A Year of Being Kind blog – Thursday, October 23, 2014

BK be kind 1 Thess

Of Service? Through Eavesdropping?

Ever eavesdrop on a conversation while standing in line at the store? Yeah, me too.

That’s what happened today. Let me back up and give a little perspective. On the way home from an errand, I remembered we needed some milk. I don’t ordinarily stop at a nearby drug store, but it was later in the afternoon. The grocery store would be mobbed with people after work. I figured I would save time by going to the drug store. So what if I paid a little more.

Immediately ahead of me in line was an older African American woman. She and the cashier apparently were familiar with each other, because their conversation was genuine, fluid, and warm. The woman ahead of me started in the middle of things. I took it as some topic she had started previously, recently. Perhaps yesterday, or last weekend.

She was clearing out her elderly relative’s house after his death, and she found all kinds of coins. And paper money. Her relative had been an amateur collector for decades. Not only money from the 1900’s, but also a selection from the 1800’s, too. And, from what she was saying, I could tell she did not know the first thing about valuable, collectible coins or paper money. I couldn’t help it. I have some people in my family who collect things, and I have absorbed one important principle from them. Only deal with reputable dealers. Otherwise, disreputable people masquerading as dealers could very well fleece amateurs. Big time!

I was very apologetic, but I felt I simply had to interrupt. “Excuse me, I couldn’t help but hear. It’s wonderful that you are finding some interesting coins! But I wanted to caution you. Some of my family members are amateur collectors, too, of different kinds of things.” Both the woman and the cashier were intrigued by what I said. I had their attention. I pleaded with her not to go to just any pawnshop or place that advertises “Will Pay For Gold.”
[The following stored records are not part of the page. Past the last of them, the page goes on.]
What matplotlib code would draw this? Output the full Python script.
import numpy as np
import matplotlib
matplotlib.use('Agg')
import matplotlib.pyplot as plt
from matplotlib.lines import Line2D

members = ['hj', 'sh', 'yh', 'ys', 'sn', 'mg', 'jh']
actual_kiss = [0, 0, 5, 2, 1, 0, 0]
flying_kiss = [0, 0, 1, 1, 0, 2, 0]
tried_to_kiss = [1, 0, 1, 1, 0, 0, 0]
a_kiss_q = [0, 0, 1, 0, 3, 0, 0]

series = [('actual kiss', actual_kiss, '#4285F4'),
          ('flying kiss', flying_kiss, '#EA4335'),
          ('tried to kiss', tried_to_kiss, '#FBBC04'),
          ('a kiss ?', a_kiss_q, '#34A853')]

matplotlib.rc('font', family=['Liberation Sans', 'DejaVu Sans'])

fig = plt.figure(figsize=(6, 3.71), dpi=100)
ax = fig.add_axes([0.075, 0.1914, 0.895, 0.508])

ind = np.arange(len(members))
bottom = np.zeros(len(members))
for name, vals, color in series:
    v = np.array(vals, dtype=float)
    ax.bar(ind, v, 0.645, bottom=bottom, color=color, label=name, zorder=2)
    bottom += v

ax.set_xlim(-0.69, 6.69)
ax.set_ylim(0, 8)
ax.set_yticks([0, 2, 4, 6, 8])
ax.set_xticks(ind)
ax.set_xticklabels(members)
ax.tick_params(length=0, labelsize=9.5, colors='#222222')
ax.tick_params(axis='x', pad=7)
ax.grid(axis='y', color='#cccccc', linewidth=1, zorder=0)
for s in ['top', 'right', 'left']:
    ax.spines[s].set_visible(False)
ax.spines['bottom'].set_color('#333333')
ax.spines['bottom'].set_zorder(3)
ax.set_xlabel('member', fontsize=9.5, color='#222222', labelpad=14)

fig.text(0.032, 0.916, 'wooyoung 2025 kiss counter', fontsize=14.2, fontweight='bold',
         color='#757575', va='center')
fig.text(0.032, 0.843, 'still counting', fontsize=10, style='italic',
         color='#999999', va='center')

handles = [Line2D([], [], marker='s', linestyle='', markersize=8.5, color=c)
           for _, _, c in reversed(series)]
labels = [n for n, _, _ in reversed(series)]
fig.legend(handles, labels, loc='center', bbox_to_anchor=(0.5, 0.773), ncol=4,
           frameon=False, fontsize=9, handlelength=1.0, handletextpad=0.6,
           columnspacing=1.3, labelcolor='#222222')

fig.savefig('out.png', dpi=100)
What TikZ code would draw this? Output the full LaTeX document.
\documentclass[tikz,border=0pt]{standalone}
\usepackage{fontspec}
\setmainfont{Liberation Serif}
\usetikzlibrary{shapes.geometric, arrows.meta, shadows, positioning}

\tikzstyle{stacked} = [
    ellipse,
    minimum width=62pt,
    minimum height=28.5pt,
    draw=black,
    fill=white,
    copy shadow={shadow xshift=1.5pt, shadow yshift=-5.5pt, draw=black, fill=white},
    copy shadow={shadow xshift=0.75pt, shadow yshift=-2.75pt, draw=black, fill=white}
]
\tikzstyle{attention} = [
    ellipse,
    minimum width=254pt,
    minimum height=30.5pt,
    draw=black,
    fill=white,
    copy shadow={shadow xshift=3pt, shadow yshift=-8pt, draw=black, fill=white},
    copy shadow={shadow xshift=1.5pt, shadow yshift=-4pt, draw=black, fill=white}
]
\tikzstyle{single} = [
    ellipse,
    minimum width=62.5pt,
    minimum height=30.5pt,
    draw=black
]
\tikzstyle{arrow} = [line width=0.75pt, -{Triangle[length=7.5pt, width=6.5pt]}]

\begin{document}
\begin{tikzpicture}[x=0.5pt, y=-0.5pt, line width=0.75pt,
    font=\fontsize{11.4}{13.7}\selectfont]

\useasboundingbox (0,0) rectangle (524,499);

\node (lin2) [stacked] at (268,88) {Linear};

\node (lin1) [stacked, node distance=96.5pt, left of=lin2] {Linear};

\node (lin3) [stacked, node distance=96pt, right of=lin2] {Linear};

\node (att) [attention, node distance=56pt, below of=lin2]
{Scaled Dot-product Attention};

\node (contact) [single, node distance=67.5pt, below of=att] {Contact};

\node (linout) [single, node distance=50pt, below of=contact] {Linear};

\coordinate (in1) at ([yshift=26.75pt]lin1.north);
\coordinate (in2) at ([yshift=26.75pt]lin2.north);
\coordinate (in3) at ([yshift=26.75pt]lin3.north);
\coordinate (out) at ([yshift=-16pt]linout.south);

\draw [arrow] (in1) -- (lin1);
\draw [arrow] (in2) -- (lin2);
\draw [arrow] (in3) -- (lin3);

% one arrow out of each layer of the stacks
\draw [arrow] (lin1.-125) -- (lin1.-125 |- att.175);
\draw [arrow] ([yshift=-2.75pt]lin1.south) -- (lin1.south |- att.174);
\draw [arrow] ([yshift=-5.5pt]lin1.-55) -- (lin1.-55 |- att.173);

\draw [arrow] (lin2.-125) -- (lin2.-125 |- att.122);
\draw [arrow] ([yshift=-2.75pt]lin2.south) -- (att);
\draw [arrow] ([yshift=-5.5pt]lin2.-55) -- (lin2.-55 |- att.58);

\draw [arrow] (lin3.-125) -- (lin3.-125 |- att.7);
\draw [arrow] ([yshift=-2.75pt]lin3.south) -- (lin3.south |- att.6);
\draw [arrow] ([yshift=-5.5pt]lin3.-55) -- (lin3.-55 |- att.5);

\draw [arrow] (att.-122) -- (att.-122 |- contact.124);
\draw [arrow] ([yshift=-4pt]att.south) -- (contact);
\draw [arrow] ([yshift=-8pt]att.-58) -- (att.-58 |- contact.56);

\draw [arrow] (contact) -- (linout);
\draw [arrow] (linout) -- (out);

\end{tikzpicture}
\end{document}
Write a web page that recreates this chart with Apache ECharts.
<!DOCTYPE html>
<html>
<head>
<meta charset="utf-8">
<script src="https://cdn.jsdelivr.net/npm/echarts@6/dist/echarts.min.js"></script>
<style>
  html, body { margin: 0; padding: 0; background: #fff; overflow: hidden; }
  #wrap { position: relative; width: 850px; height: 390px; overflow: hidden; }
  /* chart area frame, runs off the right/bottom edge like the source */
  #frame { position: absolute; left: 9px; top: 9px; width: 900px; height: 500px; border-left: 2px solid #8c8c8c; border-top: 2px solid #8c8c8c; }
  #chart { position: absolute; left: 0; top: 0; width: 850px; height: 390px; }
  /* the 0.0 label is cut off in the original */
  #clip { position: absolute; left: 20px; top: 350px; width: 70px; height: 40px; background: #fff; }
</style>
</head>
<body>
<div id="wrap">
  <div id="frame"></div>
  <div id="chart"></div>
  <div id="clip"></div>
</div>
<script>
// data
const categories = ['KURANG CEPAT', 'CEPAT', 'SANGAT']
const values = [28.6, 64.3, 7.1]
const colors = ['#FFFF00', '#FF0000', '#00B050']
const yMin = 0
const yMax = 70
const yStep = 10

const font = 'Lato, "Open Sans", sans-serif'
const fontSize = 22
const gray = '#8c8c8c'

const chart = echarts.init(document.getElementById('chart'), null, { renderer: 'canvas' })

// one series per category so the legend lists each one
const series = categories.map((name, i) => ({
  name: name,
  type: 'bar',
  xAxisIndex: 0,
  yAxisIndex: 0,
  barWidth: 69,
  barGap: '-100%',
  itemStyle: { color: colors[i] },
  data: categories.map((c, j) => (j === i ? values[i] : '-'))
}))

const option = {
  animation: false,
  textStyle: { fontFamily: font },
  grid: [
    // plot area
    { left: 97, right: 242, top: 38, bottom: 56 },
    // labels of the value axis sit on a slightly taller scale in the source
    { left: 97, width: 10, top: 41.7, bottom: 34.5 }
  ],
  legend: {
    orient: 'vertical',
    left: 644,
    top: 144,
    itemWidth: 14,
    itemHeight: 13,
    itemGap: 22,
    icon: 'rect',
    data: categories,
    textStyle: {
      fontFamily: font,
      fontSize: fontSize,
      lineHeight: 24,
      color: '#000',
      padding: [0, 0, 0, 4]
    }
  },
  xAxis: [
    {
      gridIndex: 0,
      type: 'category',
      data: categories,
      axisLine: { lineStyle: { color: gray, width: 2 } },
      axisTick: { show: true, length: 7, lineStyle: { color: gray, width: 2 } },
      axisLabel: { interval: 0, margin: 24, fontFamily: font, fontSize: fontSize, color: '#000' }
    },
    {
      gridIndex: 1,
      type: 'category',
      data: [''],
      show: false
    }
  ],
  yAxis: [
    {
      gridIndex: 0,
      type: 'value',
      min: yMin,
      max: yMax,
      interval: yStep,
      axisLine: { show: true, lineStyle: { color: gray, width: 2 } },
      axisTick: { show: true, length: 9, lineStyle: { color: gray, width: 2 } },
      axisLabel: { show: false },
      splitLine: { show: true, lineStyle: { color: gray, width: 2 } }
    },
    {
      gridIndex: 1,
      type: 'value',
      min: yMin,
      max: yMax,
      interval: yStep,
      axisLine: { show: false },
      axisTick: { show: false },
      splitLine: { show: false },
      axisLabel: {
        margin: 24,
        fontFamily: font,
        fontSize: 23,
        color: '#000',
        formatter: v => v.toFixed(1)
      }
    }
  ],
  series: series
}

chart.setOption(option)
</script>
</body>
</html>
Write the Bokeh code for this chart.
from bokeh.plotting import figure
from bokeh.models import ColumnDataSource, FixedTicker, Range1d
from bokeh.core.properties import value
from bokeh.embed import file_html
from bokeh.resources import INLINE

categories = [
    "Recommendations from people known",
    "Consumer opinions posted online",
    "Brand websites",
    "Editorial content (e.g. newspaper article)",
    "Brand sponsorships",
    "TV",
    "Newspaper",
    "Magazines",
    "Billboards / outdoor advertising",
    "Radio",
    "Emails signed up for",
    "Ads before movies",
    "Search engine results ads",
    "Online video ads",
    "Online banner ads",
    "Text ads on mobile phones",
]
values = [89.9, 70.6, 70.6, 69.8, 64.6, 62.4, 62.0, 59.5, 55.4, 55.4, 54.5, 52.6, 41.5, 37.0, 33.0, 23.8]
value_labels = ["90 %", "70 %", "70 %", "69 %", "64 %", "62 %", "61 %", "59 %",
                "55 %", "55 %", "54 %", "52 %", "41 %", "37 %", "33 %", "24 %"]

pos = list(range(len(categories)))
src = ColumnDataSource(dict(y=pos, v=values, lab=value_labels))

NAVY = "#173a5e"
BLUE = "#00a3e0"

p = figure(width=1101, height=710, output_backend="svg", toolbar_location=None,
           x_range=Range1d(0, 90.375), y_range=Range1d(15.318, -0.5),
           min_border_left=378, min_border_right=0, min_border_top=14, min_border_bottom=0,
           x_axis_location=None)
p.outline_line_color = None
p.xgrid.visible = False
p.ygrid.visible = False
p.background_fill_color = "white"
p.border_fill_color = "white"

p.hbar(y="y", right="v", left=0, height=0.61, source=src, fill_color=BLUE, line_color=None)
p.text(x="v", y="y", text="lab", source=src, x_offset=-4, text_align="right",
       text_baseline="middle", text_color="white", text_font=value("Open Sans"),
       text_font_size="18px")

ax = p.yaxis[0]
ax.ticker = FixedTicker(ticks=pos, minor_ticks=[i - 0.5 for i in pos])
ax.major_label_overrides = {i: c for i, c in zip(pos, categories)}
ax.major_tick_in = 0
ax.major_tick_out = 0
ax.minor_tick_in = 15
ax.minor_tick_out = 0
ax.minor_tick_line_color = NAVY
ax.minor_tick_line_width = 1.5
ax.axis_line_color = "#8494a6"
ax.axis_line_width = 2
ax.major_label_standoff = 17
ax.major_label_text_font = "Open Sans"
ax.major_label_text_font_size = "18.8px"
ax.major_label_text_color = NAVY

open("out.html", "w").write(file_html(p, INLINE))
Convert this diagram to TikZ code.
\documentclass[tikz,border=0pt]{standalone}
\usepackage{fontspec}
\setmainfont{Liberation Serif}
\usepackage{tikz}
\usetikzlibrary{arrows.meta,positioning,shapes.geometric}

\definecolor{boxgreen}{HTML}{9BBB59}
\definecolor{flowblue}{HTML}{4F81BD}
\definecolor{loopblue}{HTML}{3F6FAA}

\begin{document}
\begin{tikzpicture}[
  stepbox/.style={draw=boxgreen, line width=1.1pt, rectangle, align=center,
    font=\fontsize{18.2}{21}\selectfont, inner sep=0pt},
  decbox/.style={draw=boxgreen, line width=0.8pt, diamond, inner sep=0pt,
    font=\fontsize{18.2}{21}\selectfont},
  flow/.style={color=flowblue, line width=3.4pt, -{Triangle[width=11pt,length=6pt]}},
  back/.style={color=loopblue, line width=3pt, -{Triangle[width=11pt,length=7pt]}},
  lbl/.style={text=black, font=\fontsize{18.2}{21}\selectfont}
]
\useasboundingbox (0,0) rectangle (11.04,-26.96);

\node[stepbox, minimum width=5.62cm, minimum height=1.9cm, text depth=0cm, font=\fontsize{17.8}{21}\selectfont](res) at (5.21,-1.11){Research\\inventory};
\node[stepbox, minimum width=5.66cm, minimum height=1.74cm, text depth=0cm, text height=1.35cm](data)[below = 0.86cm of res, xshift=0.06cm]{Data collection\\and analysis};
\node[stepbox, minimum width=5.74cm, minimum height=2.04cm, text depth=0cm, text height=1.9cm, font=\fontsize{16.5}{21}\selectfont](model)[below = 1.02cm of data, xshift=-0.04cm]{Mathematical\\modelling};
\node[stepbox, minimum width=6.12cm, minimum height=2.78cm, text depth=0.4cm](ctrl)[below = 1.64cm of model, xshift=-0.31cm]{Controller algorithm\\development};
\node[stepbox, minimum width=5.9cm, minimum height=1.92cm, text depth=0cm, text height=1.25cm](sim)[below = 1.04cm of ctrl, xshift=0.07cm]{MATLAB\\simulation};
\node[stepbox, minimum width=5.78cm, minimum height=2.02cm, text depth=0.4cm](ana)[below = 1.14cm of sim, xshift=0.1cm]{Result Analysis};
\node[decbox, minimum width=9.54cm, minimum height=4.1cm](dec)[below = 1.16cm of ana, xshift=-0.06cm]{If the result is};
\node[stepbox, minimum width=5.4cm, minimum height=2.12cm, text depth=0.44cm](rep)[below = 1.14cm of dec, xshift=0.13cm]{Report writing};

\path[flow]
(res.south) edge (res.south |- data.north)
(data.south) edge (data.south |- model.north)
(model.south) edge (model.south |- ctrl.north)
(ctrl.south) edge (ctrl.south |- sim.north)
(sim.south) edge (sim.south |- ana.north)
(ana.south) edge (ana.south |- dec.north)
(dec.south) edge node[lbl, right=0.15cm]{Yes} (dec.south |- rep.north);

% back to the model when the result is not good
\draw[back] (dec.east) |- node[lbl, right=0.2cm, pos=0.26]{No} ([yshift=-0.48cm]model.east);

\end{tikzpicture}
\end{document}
The cashier nodded, and the woman ahead of me seriously listened. For the life of me, I couldn’t bring the name of the big-time coin dealer downtown to my mind while they stood and waited. Good grief! I paused, and repeated that the woman ought to research dealers. (Grrr!! I still couldn’t remember!)

The woman ahead of me gathered her change and left. While I paid for the gallon of milk, the name of the dealer finally came to mind! . . . “Harlan Berk. That’s the name!” The cashier nodded again. “That lady is a regular. I don’t know her name, but I will let her know. I’m sure she’ll be in again, soon.” (For the record, I have never been to that—extremely reputable—coin dealer, in the Loop. I just happened to remember the unusual name.)

God willing, I hope, I pray that the woman will research the dealer she chooses. At least I warned her, and let her know that what she inherited from her elderly relative might very well be worth something!